## BEGIN

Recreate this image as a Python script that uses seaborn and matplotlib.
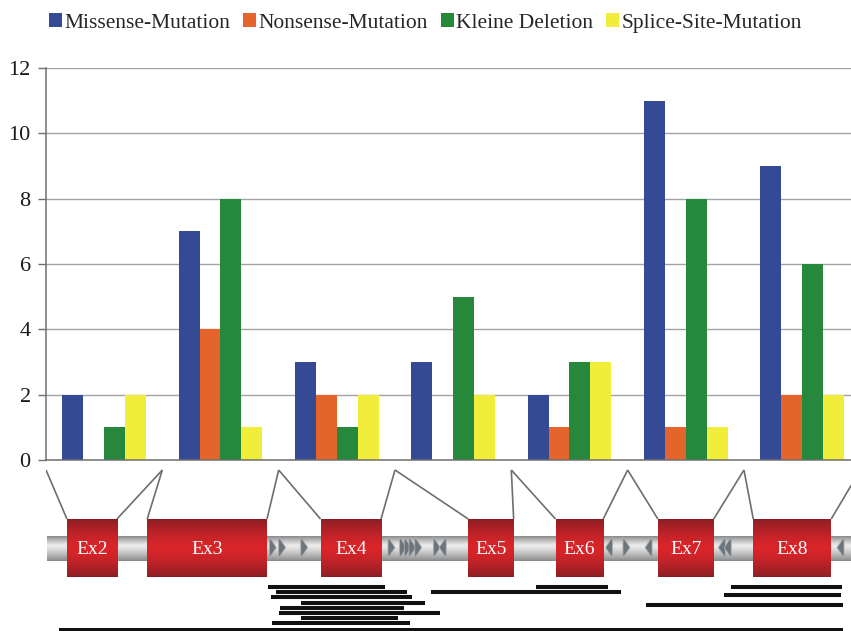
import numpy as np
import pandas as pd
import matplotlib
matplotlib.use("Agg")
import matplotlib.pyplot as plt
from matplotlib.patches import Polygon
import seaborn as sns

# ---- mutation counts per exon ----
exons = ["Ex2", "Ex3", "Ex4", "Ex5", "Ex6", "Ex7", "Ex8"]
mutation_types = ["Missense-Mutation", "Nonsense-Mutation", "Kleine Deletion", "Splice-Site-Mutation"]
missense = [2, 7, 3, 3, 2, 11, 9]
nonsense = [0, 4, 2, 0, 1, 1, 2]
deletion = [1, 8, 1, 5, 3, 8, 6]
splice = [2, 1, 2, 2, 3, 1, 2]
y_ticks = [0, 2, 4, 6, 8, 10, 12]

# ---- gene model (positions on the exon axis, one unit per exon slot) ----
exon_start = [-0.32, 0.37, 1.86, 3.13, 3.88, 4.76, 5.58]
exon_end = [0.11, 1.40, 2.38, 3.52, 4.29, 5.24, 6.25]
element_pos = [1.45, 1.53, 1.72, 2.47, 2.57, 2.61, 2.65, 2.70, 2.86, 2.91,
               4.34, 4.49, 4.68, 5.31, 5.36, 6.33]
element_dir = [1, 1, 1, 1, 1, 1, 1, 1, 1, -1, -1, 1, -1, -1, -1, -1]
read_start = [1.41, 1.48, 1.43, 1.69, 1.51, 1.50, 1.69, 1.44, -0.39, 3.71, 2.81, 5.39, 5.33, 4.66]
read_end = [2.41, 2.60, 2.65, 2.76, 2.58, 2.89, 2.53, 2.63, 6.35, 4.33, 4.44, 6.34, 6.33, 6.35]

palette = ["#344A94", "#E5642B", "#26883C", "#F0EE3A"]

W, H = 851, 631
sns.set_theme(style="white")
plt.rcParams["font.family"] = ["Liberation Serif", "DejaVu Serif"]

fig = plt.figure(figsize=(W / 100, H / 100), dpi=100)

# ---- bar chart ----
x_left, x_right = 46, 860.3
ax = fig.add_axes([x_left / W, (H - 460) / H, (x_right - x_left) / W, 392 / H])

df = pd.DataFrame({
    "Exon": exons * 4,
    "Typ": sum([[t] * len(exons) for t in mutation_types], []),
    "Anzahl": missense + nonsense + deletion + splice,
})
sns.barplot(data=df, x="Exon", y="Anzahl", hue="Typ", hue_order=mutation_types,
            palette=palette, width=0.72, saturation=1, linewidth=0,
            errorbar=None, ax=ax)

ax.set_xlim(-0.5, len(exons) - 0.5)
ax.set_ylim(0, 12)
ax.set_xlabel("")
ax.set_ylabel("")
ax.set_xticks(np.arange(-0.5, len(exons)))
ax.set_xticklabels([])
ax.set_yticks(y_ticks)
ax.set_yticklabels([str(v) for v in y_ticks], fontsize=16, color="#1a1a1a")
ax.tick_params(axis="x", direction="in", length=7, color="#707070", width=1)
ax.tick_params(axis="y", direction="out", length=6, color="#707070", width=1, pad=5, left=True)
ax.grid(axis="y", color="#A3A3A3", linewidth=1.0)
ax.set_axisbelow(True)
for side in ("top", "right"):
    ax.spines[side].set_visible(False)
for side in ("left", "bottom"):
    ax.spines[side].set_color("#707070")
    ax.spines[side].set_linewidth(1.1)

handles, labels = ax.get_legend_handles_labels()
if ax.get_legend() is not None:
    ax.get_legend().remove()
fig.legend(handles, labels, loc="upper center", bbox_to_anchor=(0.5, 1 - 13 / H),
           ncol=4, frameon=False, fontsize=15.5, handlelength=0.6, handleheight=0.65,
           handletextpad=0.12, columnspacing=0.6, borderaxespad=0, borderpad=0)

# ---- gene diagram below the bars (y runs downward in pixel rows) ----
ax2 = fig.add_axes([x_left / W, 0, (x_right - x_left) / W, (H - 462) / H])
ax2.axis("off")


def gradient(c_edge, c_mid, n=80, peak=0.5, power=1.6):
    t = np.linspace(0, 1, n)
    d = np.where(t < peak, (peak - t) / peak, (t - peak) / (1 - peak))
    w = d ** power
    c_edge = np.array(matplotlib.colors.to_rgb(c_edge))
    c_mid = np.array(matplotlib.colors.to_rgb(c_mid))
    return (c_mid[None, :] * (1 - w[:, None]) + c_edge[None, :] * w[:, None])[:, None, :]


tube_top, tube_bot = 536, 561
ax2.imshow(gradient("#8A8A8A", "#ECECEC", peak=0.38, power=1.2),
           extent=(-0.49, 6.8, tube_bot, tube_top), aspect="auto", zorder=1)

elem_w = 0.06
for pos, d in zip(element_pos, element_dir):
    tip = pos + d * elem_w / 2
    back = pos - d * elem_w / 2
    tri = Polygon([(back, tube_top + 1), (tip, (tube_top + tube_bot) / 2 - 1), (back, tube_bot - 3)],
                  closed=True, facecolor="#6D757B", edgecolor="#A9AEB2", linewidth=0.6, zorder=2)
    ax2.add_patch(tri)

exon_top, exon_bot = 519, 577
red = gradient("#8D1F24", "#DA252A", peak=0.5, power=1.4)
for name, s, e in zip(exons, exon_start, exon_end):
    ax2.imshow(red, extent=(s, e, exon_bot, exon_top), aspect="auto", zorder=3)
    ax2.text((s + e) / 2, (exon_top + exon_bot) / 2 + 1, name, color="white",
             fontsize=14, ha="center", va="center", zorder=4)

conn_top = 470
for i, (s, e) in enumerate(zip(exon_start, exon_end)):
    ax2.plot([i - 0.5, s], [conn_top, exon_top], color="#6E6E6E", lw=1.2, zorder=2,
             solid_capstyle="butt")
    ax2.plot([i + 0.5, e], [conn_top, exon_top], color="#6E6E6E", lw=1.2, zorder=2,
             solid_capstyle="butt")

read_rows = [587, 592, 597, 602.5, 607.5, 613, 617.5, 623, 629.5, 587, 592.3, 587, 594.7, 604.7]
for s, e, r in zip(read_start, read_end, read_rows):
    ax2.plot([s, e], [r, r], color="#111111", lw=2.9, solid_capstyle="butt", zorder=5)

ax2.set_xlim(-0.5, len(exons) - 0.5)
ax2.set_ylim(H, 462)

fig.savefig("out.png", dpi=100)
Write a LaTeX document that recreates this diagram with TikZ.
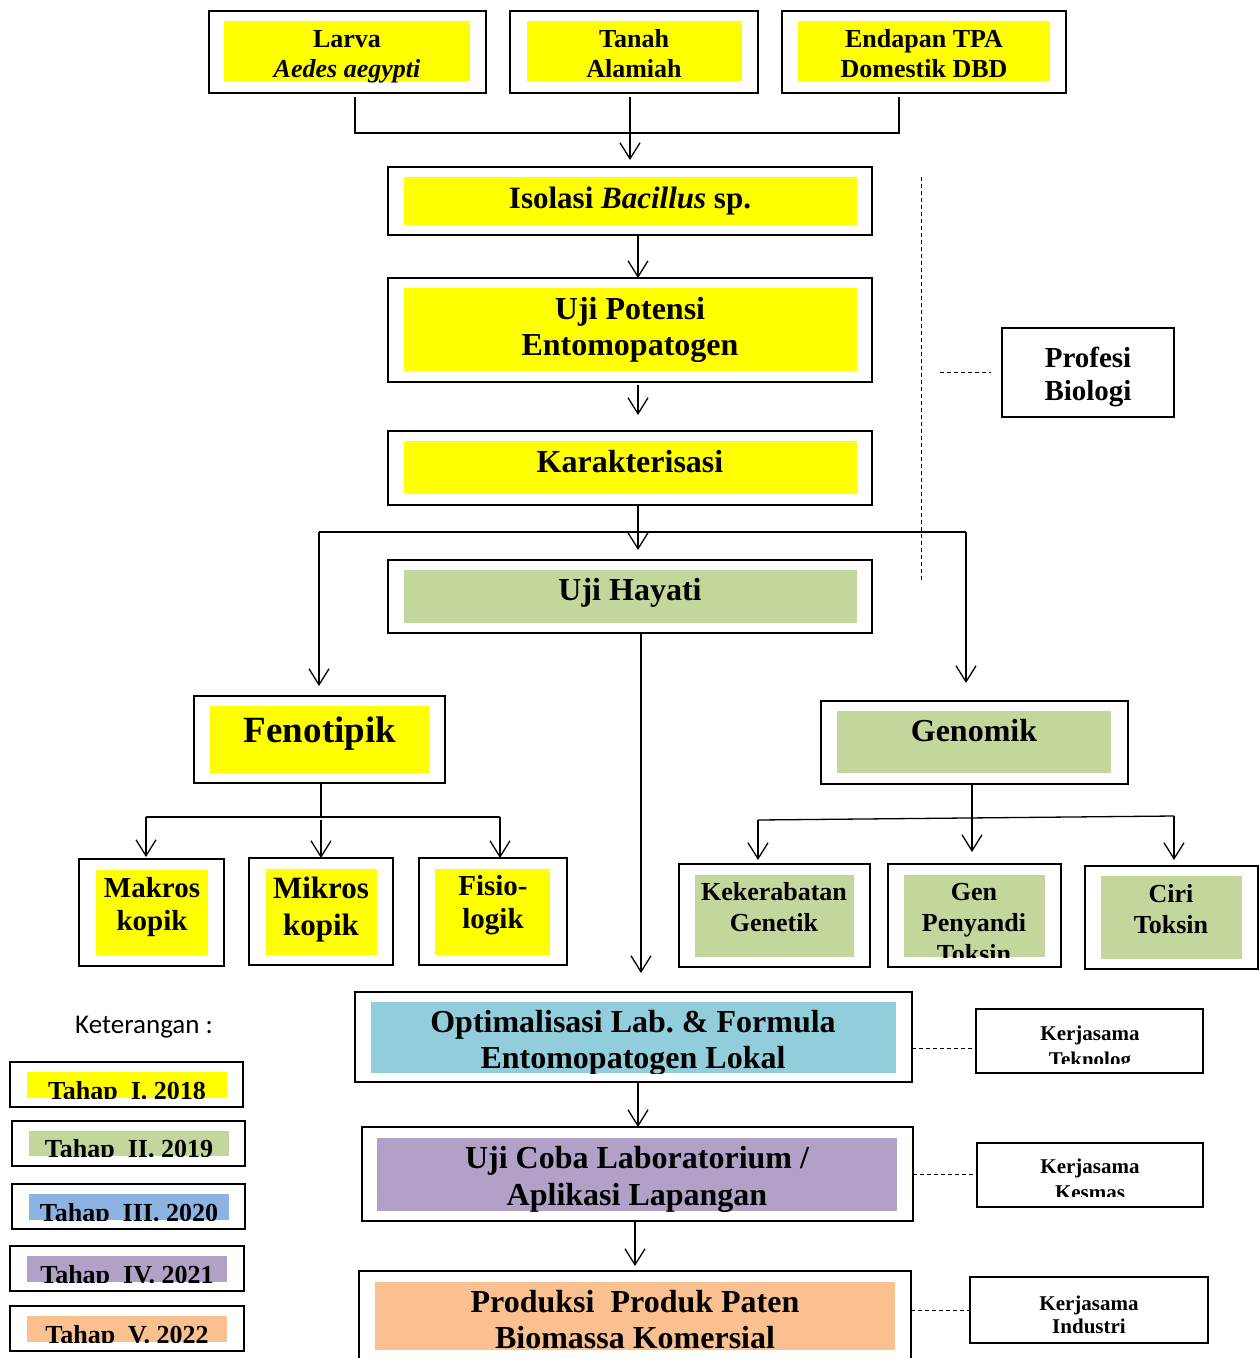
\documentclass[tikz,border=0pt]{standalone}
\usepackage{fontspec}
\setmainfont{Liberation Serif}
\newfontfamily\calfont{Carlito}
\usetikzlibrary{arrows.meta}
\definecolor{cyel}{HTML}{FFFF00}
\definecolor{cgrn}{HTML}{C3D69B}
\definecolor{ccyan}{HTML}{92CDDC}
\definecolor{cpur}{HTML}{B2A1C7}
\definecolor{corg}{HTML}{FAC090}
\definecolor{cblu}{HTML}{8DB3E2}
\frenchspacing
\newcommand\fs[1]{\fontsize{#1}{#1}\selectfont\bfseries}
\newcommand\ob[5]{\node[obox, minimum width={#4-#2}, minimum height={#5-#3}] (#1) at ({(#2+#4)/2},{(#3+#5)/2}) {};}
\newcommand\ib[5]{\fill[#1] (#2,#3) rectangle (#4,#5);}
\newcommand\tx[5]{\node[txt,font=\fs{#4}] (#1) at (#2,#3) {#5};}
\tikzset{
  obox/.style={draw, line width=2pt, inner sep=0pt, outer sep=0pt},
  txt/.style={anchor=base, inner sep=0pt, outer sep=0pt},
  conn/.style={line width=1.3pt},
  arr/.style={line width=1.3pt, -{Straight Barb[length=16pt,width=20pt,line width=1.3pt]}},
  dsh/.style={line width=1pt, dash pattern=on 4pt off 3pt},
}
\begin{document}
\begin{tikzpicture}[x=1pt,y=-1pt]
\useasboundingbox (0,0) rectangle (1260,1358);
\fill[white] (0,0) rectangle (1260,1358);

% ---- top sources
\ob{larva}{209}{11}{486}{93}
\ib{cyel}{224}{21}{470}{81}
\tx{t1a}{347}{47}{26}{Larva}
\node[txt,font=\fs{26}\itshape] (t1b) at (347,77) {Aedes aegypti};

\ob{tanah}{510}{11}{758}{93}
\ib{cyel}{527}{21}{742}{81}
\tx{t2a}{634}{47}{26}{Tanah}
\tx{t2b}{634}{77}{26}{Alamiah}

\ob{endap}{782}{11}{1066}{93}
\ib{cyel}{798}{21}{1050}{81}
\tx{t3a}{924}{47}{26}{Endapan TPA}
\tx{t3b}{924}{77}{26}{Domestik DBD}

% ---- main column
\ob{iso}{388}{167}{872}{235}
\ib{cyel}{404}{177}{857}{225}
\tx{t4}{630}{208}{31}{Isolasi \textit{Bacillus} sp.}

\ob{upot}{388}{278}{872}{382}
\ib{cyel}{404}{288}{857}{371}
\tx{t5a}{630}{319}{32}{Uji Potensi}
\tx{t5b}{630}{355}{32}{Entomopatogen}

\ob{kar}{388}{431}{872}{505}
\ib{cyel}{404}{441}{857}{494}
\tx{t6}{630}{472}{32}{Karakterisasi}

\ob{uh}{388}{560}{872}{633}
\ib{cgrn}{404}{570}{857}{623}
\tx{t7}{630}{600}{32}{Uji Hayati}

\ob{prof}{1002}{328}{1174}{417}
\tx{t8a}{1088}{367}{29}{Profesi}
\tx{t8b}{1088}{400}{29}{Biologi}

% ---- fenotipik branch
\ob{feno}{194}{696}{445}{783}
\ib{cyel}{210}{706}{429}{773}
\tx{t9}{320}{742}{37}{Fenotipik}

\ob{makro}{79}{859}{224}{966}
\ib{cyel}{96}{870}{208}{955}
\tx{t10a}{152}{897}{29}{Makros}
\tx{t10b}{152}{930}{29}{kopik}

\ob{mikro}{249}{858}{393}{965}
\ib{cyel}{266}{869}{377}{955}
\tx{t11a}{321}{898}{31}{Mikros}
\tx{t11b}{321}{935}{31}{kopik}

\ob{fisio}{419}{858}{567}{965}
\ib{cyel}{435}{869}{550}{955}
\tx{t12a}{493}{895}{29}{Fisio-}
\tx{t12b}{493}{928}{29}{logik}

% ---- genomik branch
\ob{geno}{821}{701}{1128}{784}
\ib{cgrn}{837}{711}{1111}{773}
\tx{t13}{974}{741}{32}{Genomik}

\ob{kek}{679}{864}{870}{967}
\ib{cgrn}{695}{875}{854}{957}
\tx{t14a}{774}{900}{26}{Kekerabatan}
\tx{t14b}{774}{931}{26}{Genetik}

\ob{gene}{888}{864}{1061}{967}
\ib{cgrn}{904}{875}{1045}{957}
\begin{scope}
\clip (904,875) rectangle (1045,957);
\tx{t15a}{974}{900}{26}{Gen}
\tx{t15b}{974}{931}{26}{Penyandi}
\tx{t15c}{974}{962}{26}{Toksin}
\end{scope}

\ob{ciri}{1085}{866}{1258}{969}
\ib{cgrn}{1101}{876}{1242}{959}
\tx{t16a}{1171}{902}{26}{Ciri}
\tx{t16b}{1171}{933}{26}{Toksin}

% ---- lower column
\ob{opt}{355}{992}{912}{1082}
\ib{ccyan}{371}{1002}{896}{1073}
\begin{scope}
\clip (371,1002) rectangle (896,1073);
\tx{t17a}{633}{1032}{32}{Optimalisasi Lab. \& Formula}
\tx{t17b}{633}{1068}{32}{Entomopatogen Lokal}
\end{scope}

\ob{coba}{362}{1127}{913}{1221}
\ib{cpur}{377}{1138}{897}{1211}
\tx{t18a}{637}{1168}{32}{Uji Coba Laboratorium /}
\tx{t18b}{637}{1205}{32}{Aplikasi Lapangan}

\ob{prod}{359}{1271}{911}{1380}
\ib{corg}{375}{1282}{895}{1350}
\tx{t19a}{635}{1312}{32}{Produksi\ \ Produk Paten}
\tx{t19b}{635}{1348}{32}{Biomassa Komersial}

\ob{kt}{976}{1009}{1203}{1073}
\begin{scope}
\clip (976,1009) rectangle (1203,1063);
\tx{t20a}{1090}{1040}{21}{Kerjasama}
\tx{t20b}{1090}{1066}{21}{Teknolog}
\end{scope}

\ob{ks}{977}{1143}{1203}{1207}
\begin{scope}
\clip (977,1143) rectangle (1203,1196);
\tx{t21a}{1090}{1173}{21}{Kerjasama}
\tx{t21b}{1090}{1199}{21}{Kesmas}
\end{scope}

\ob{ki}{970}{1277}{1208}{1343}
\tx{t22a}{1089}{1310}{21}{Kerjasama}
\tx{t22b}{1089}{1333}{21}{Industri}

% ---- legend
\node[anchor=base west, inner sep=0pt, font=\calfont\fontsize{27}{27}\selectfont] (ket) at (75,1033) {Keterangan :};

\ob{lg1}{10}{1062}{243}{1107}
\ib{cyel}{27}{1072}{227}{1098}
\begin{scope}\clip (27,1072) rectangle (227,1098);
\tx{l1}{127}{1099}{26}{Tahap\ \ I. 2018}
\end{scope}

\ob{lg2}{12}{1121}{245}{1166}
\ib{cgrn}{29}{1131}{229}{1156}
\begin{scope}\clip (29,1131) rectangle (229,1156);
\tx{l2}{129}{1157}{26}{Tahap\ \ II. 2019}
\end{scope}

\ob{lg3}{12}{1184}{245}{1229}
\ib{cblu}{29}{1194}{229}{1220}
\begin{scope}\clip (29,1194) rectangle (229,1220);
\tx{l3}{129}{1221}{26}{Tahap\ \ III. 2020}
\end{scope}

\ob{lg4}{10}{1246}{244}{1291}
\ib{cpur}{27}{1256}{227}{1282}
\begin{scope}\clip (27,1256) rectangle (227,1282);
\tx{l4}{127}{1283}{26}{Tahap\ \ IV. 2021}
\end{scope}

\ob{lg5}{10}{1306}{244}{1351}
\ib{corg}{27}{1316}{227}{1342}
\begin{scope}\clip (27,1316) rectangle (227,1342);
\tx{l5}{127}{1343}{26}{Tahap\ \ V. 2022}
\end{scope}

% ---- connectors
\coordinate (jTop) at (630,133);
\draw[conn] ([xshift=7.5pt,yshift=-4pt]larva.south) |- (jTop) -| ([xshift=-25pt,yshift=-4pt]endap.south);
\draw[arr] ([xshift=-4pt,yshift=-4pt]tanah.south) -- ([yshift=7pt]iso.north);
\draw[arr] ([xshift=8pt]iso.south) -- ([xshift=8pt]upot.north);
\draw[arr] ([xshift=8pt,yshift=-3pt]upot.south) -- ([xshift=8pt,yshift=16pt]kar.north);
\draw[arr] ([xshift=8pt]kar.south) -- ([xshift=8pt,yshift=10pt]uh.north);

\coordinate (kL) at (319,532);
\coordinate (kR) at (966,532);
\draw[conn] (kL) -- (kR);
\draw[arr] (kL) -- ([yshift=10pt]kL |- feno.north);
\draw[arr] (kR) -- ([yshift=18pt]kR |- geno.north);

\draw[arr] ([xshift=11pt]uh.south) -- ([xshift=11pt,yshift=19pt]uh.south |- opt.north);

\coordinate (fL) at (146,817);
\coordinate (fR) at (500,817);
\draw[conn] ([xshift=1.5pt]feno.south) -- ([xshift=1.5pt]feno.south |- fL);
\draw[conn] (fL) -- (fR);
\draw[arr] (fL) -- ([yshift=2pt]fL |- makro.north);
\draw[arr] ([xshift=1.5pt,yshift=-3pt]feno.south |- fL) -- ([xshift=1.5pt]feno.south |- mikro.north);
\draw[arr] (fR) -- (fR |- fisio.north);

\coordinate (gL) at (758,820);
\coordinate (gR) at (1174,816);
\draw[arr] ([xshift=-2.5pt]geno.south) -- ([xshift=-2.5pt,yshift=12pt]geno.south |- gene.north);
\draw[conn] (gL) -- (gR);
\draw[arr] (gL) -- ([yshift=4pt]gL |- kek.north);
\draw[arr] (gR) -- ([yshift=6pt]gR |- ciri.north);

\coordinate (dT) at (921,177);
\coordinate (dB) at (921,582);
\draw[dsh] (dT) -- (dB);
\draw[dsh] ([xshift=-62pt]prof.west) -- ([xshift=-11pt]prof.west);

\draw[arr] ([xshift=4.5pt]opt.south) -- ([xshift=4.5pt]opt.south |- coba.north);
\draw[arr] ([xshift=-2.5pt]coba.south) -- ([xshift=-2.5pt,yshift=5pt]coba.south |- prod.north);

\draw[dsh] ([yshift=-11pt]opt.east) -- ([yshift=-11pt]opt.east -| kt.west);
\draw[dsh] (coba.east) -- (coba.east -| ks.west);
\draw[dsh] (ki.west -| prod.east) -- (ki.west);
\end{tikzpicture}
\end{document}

## END

◆ **Aim of the task**: The lines from the top of the data above through the one holding "errorbar=None, ax=ax)" are to be repeated exactly, and only those, with no pictures.

◆ **Solution for this task**:
Recreate this image as a Python script that uses seaborn and matplotlib.
import numpy as np
import pandas as pd
import matplotlib
matplotlib.use("Agg")
import matplotlib.pyplot as plt
from matplotlib.patches import Polygon
import seaborn as sns

# ---- mutation counts per exon ----
exons = ["Ex2", "Ex3", "Ex4", "Ex5", "Ex6", "Ex7", "Ex8"]
mutation_types = ["Missense-Mutation", "Nonsense-Mutation", "Kleine Deletion", "Splice-Site-Mutation"]
missense = [2, 7, 3, 3, 2, 11, 9]
nonsense = [0, 4, 2, 0, 1, 1, 2]
deletion = [1, 8, 1, 5, 3, 8, 6]
splice = [2, 1, 2, 2, 3, 1, 2]
y_ticks = [0, 2, 4, 6, 8, 10, 12]

# ---- gene model (positions on the exon axis, one unit per exon slot) ----
exon_start = [-0.32, 0.37, 1.86, 3.13, 3.88, 4.76, 5.58]
exon_end = [0.11, 1.40, 2.38, 3.52, 4.29, 5.24, 6.25]
element_pos = [1.45, 1.53, 1.72, 2.47, 2.57, 2.61, 2.65, 2.70, 2.86, 2.91,
               4.34, 4.49, 4.68, 5.31, 5.36, 6.33]
element_dir = [1, 1, 1, 1, 1, 1, 1, 1, 1, -1, -1, 1, -1, -1, -1, -1]
read_start = [1.41, 1.48, 1.43, 1.69, 1.51, 1.50, 1.69, 1.44, -0.39, 3.71, 2.81, 5.39, 5.33, 4.66]
read_end = [2.41, 2.60, 2.65, 2.76, 2.58, 2.89, 2.53, 2.63, 6.35, 4.33, 4.44, 6.34, 6.33, 6.35]

palette = ["#344A94", "#E5642B", "#26883C", "#F0EE3A"]

W, H = 851, 631
sns.set_theme(style="white")
plt.rcParams["font.family"] = ["Liberation Serif", "DejaVu Serif"]

fig = plt.figure(figsize=(W / 100, H / 100), dpi=100)

# ---- bar chart ----
x_left, x_right = 46, 860.3
ax = fig.add_axes([x_left / W, (H - 460) / H, (x_right - x_left) / W, 392 / H])

df = pd.DataFrame({
    "Exon": exons * 4,
    "Typ": sum([[t] * len(exons) for t in mutation_types], []),
    "Anzahl": missense + nonsense + deletion + splice,
})
sns.barplot(data=df, x="Exon", y="Anzahl", hue="Typ", hue_order=mutation_types,
            palette=palette, width=0.72, saturation=1, linewidth=0,
            errorbar=None, ax=ax)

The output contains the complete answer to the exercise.